Bernstein's boss and longtime friend, FTC Chairman Robert Pitofsky, rejects the notion that the agency is seeking a dot-com game trophy.

"We go where the fraud leads us," he says. "If it leads us to con artists or snake-oil salespeople, we go after them. I think from a rather early stage some large companies operating on the Internet have been scrutinized. We're not sensitive to going after bigger companies. It's not a recent innovation."

But he concedes that Bernstein, who first worked for Pitofsky at the FTC during the Carter administration, when he held her current job, doesn't shy away from major corporate targets. It was Bernstein, after all, who called upon R.J. Reynolds last year to can its "Joe Camel" cartoon advertising because it could induce children to smoke.

"Joe Camel has become as recognizable to kids as Mickey Mouse," Bernstein said at the time, in a shot heard 'round the tobacco industry. (She ended up as the question to an answer on "Jeopardy" about which famous Bernstein stopped Joe Camel in his tracks.)

It's those David vs. Goliath battles that seem to attract Bernstein, a mother of three. She apparently has boundless energy, swimming every morning before arriving at the office by 8 a.m. and impressing friends with her homemade pickles and chopped liver by night. Bernstein has always had a pioneering streak. She enrolled at Yale Law School in 1948, one of nine women in a class of 160.

"We were the two women on the Law Review in our year," recalls Bernstein's roommate, former U.S. Appeals Court Judge Patricia Wald, who now serves on the United Nations' war crimes tribunal in The Hague. "We were very supportive of each other. We enjoyed the opportunity to rake everybody over the coals."

As did many women in the 1950s, Wald and Bernstein got married, raised families and stayed at home for a spell before returning to the workforce. After a stretch in private practice, Bernstein landed a job with the FTC in 1970, where she impressed Pitofsky by bringing a case against a razor-blade company distributing samples in a newspaper's Sunday comics section.

She later brought cases against the Topper and Mattel (MAT) toy companies over television advertising directed at kids. "Part of the reason I went back to work was to get out of watching television with my children," Bernstein recalls. "So I told them to watch these ads, and then tell me whether they thought they were good or bad or true or false."

Bernstein quickly rose through the government ranks, becoming general counsel of the Environmental Protection Agency and, later, general counsel to the Department of Health and Human Services.

"She actually started the women's network in this town," says Donna Shalala, the current Department of Health and Human Services secretary. "Jodie brought all the women together from the Carter administration in her home." The guest list included Secretary of State Madeleine Albright and Department of Labor Secretary Alexis Herman, among others.

Bernstein left government for a stretch, becoming general counsel first for Chemical Waste Management and then for WMX Technologies. But in 1995, her old friend Pitofsky called. "She has the shrewdest ability to operate within a bureaucracy that I have ever seen," he says. "And she makes the best pickles I've ever had."

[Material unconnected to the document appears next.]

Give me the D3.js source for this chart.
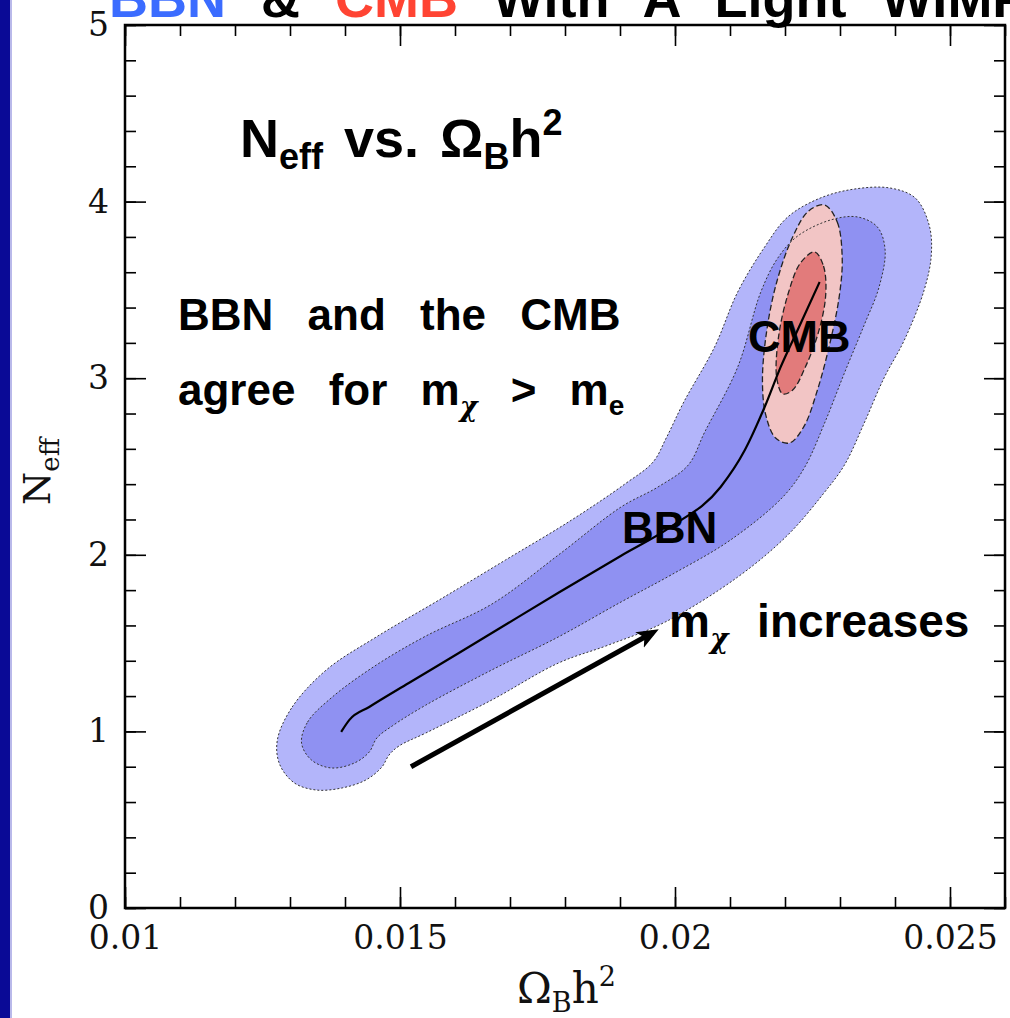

It didn't take Bernstein long to figure out the FTC needed to step up its monitoring of the Internet. The agency, with its consumer focus and broad mission, is well situated to press issues like stopping fraud, protecting privacy and setting ground rules for protecting children, she says.

Three years ago, the FTC startled the Internet business community by undertaking a sweep of Web sites and finding that only 14 percent posted policies that explained what they do with the personal information they gather. An industry-sponsored study last year found that 66 percent now have such policies.

The funding has been used to press federal officials to let industry self-regulate on privacy issues. This year, however, Bernstein has decided the FTC will undertake its own follow-up study.

"I think we have more credibility," Bernstein says. "Our first survey we felt was bulletproof. Nobody challenged it. Everybody had the data. Everybody knew the methodology."

Even among the staunchest critics of the government's privacy policies, Bernstein enjoys widespread regard. Marc Rotenberg, executive director of the Electronic Privacy Information Center, which filed a complaint with the FTC over DoubleClick, says that despite some criticisms of the agency, his organization appreciates Bernstein's work and "the important role she has in protecting consumers online."

But when it comes to protecting consumers, Bernstein makes sure con artists on the Web know she means business. This week she announced that her bureau is aggregating Internet auction fraud complaints from state officials, consumer groups and online auctions such as eBay (EBAY) into a massive database for exclusive use by law enforcement. This comes after the agency disclosed that it received 10,700 complaints about online auctions last year, up from 107 in 1997.

Standing on top of her wooden box, Bernstein made it clear that the FTC intends to remain vigilant. Avowed Bernstein: "We don't intend to let a handful of rogues destroy consumer confidence in Internet commerce."